スパルタを盟主とする緩やかな軍事同盟としてのペロポネソス同盟
そして、
こうしたペロポネソス同盟と呼ばれるスパルタを盟主とする軍事同盟においては、
ペルシア戦争やペロポネソス戦争などのように、
同盟全体での軍事行動が行われている期間には、スパルタが全軍の指揮権を担うことになっていて、同盟に加盟する諸都市はスパルタの軍事指揮権のもとで共同で軍事作戦を遂行していくことになっていたのですが、
その一方で、そうした軍事行動の決定そのものについてはスパルタの独断ではなく、同盟諸都市の同意と多数決によって決められることになっていました。
また、平時においては、
同盟に加盟する諸都市は税や分担金が徴収されることもなければ、内政に干渉されることもない完全な独立を維持することになっていて、
同盟全体での軍事行動が行われていない期間には、ペロポネソス同盟の加盟都市同士で戦争を行う自由も認められているというように、
こうしたペロポネソス同盟と呼ばれるスパルタを盟主とする軍事同盟においては、もともとは、かなり緩やかな同盟関係においてペロポネソスを中心とする都市国家同士の連携が図られていたと考えられることになるのです。

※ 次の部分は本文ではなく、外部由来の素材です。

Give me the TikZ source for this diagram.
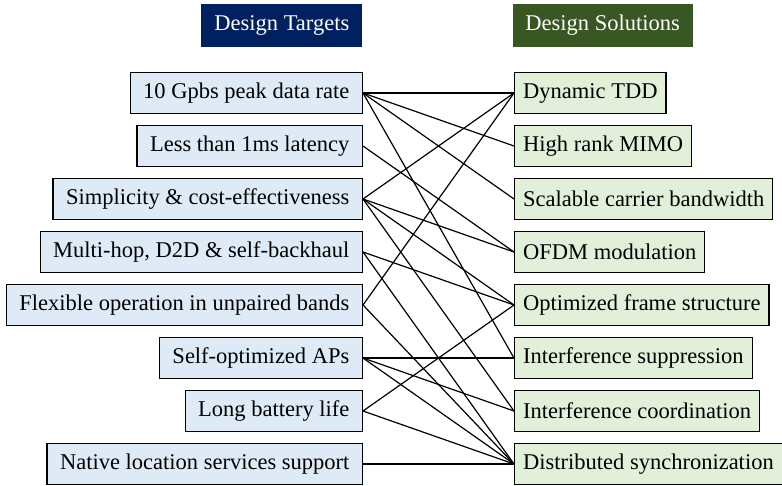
\documentclass[tikz,border=0pt]{standalone}
\usepackage{fontspec}
\setmainfont{Liberation Serif}
\usetikzlibrary{positioning}
\definecolor{cnavy}{HTML}{002060}
\definecolor{cforest}{HTML}{385723}
\definecolor{cpaleblue}{HTML}{DEEBF7}
\definecolor{cpalegreen}{HTML}{E2F0D9}
\tikzset{
  every picture/.style={line width=1.3pt},
  header/.style={fill=#1, text=white, minimum height=43pt, inner xsep=9pt, font=\fontsize{22.5}{26}\selectfont},
  item/.style={draw=black, fill=#1, minimum height=41pt, inner xsep=13pt, font=\fontsize{22.5}{26}\selectfont},
  link/.style={draw=black, line width=1.2pt},
}

\begin{document}
\begin{tikzpicture}[x=1pt, y=-1pt]
  \useasboundingbox (0,0) rectangle (782,485);
  \node[header=cnavy, anchor=east, minimum width=161pt] (th) at (363,25) {Design Targets};
  \node[header=cforest, anchor=west, minimum width=180pt] (sh) at (512,25) {Design Solutions};
  \foreach \i/\lab in {1/10 Gpbs peak data rate, 2/Less than 1ms latency, 3/Simplicity \& cost-effectiveness, 4/{Multi-hop, D2D \& self-backhaul}, 5/Flexible operation in unpaired bands, 6/Self-optimized APs, 7/Long battery life, 8/Native location services support}
    \node[item=cpaleblue, anchor=east] (t\i) at (363,40+53*\i) {\lab};
  \foreach \i/\lab in {1/Dynamic TDD, 2/High rank MIMO, 3/Scalable carrier bandwidth, 4/OFDM modulation, 5/Optimized frame structure, 6/Interference suppression, 7/Interference coordination, 8/Distributed synchronization}
    \node[item=cpalegreen, anchor=west, inner xsep=8.5pt] (s\i) at (514,40+53*\i) {\lab};
  \foreach \a/\b in {1/1, 1/2, 1/3, 1/6, 2/4, 3/1, 3/4, 3/5, 3/7, 4/5, 4/8, 5/1, 5/8, 6/6, 6/7, 6/8, 7/5, 7/8, 8/8}
    \draw[link] (t\a.east) -- (s\b.west);
\end{tikzpicture}
\end{document}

ペロポネソス戦争の基盤となる古代ギリシアにおける二つの勢力圏の成立
そして、その後、
ペルシア戦争の勝利後に、古代ギリシア世界において、アテナイを盟主とするデロス同盟の勢力が強まっていくことになると、
そうしたエーゲ海の周辺に位置する都市国家を中心とするデロス同盟に加わることがなかった都市国家たちは、スパルタを盟主とするペロポネソス同盟を中心に結束を強めていくことになります。
そして、その際、
アテナイと敵対関係にあったペロポネソス半島の北方に位置するテーバイを中心とするギリシア中部に位置するボイオティア地方の都市国家もその多くがデロス同盟ではなくペロポネソス同盟の側についていくことになり、
こうして、
アテナイを中心とするデロス同盟と、スパルタを中心とするペロポネソス同盟が衝突することになるギリシア世界を二分する大きな戦いである
ペロポネソス戦争がはじまる土台となる古代ギリシアにおける二つの勢力圏の構図が形づくられることになっていったと考えられることになるのです。